As our Hello component will be very fast in processing requests, we can safely tune down the number of threads used. To do this, we make sure the component is instantiated using a constructor that overrides the default number of threads.
public HelloComponent() {
super(2, 1000, true);
}
I would like to retrofit my component…
“…but my component does not / can not respond immediately to every IQ request”
AbstractComponent requires a developer to return a valid response to every IQ request stanza that is processed. Null responses are translated into service-unavailable errors. This technique requires implementations to follow the XMPP specification where it states that every IQ request must be responded to.
Not every component can or should respond to a request immediately. If it takes a long time to generate a response, it doesn’t make sense to keep the thread from the thread pool waiting. Existing Component implementations won’t always be easily rewritten in a way that matches the setup of AbstractComponent.
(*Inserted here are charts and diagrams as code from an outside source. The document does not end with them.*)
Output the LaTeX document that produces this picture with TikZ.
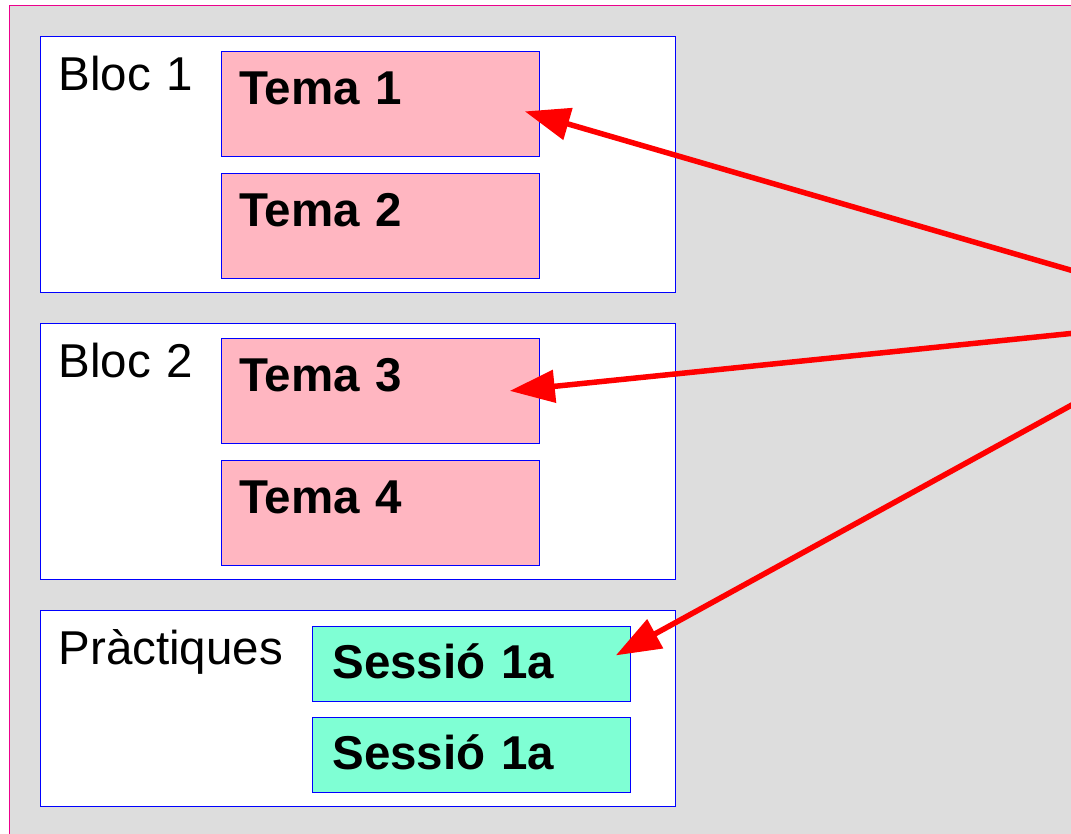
\documentclass[tikz,border=0pt]{standalone}
\usepackage{fontspec}
\setmainfont{Liberation Sans}
\usepackage{tikz}
\usetikzlibrary{positioning,arrows.meta,calc}

\definecolor{fons}{HTML}{DDDDDD}
\definecolor{rosa}{HTML}{FFB6C1}
\definecolor{aigua}{HTML}{7FFFD4}

\begin{document}
\begin{tikzpicture}[
      x=1pt, y=-1pt,
      font=\fontsize{47.5}{57}\selectfont
    ]

    \tikzstyle{bloc} = [rectangle, anchor=north west, draw=blue, line width=1pt, fill=white, inner xsep=18pt, inner ysep=0pt, text width=599pt, align=left, text height=54pt]

    \tikzstyle{tema} = [rectangle, anchor=north west, draw=blue, line width=0.8pt, fill=rosa, inner xsep=18pt, inner ysep=0pt, text width=282pt, align=left, text height=53pt, text depth=52pt, font=\fontsize{47.5}{57}\selectfont\bfseries]

    \tikzstyle{sessio} = [tema, fill=aigua, inner xsep=20pt, text width=278pt, text height=52pt, text depth=23pt]

    \tikzstyle{arrow} = [draw=red, line width=5.5pt, -{Triangle[length=45pt,width=32pt]}]

    \useasboundingbox (0,0) rectangle (1071,834);
    \draw [draw=magenta, line width=1.2pt, fill=fons] (9.5,5.5) rectangle (1200,900);

    \node [bloc, text depth=202pt] (blocOne) at (40,36) {Bloc 1};
    \node [bloc, text depth=202pt] (blocTwo) at (40,323) {Bloc 2};
    \node [bloc, text depth=142pt] (practiques) at (40,610) {Pràctiques};

    \node [tema] (temaOne) at (221,51) {Tema 1};
    \node [tema, anchor=north, node distance=16pt, below=of temaOne] (temaTwo) {Tema 2};
    \node [tema] (temaThree) at (221,338) {Tema 3};
    \node [tema, anchor=north, node distance=16pt, below=of temaThree] (temaFour) {Tema 4};

    \node [sessio] (sessioOne) at (312,626) {Sessió 1a};
    \node [sessio, anchor=north, node distance=15pt, below=of sessioOne] (sessioTwo) {Sessió 1a};

    \coordinate (origen) at (1232,317);

    \draw [arrow] (origen) -- ($(temaOne.east)+(-15,7.5)$);
    \draw [arrow] (origen) -- ($(temaThree.east)+(-30,0)$);
    \draw [arrow] (origen) -- ($(sessioOne.east)+(-15,-8.5)$);

\end{tikzpicture}
\end{document}
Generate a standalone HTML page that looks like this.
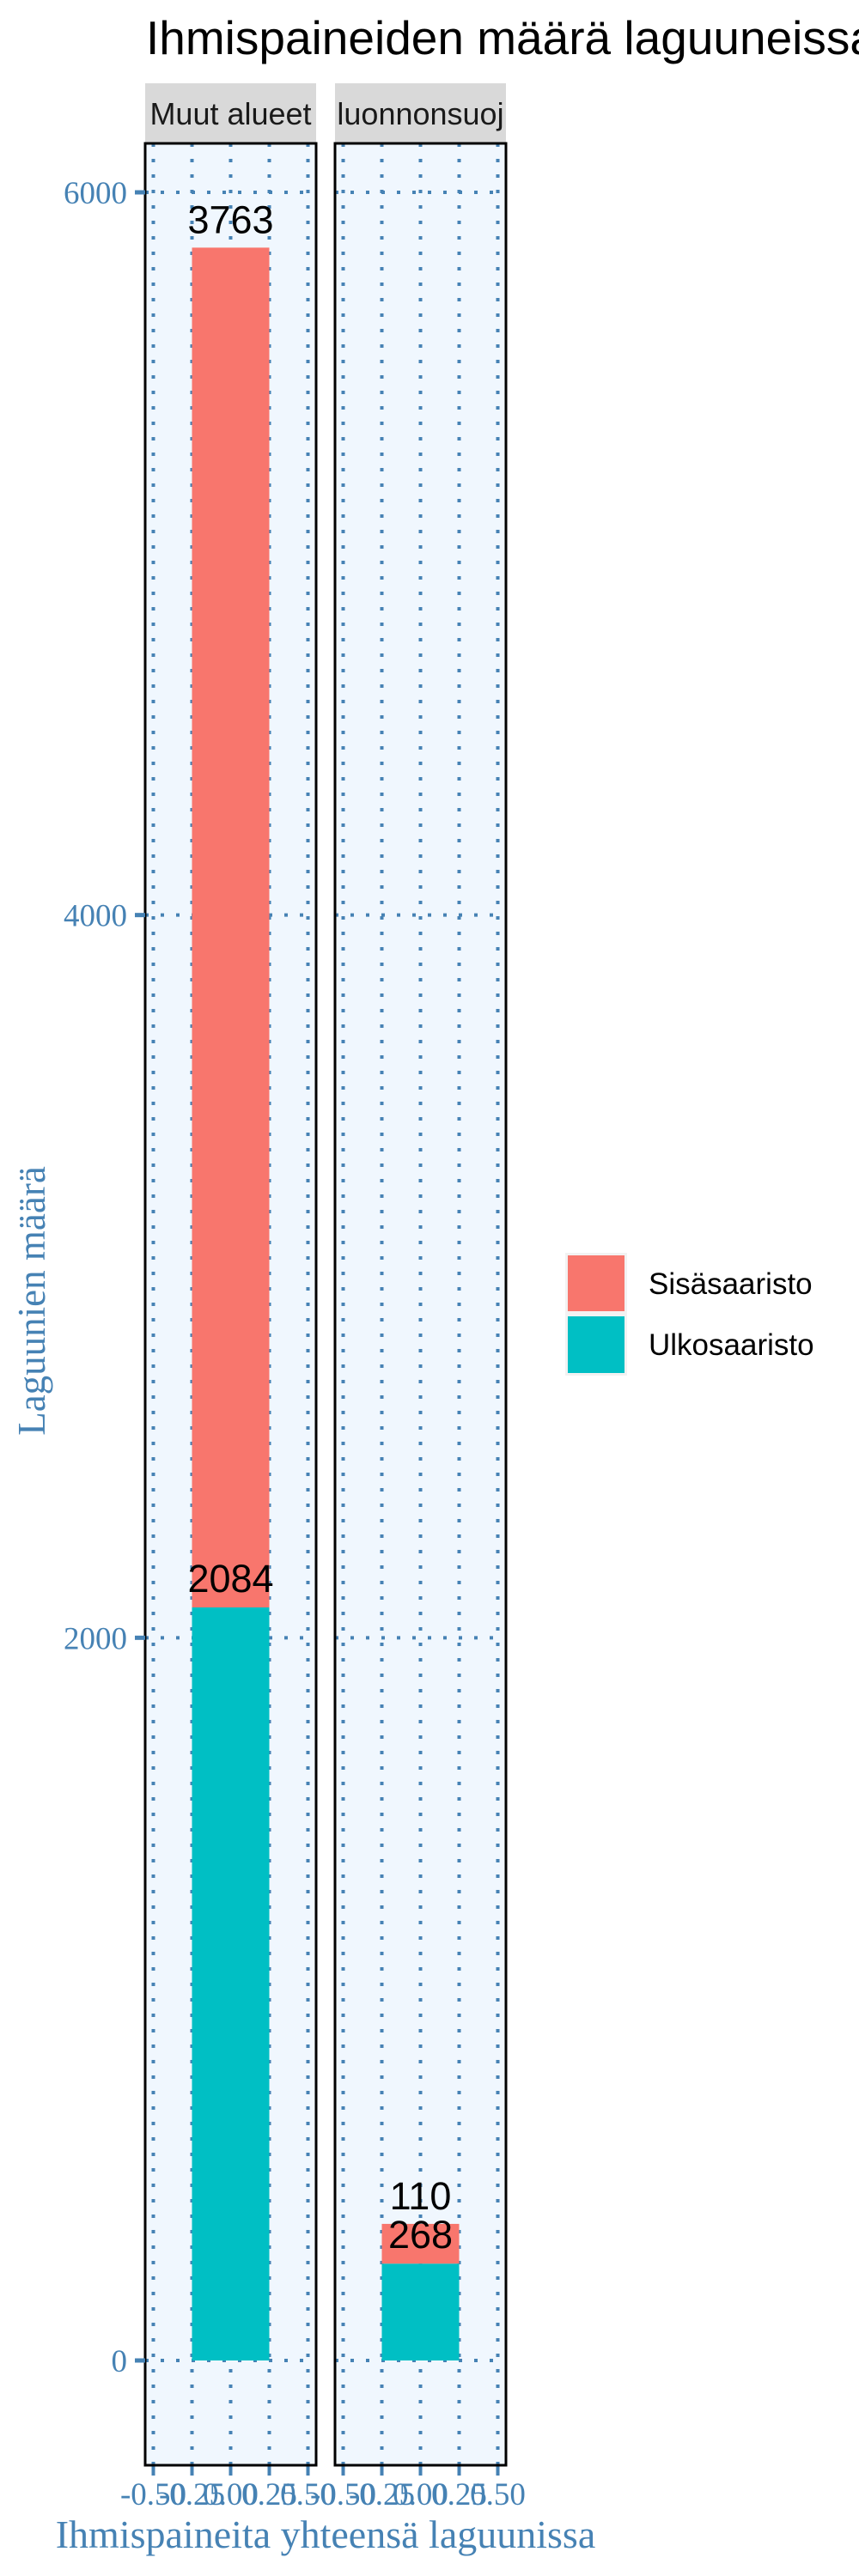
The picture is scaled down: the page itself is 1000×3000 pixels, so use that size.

In these situations, it would be helpful to stop AbstractComponent from enforcing responses to every IQ request.
AbstractComponent allows you to switch off the requirement that every IQ that is processed by handleIQSet() or handleIQGet() must be responded to. By setting the boolean flag in the constructor of AbstractComponent to false, AbstractComponent will no longer respond with service-unavailable errors if null is returned by any of those two methods.
public HelloComponent() {
super(17, 1000, false);
}
After doing this, the responsibility of making sure that every IQ request is responded to falls in the hand of the developer.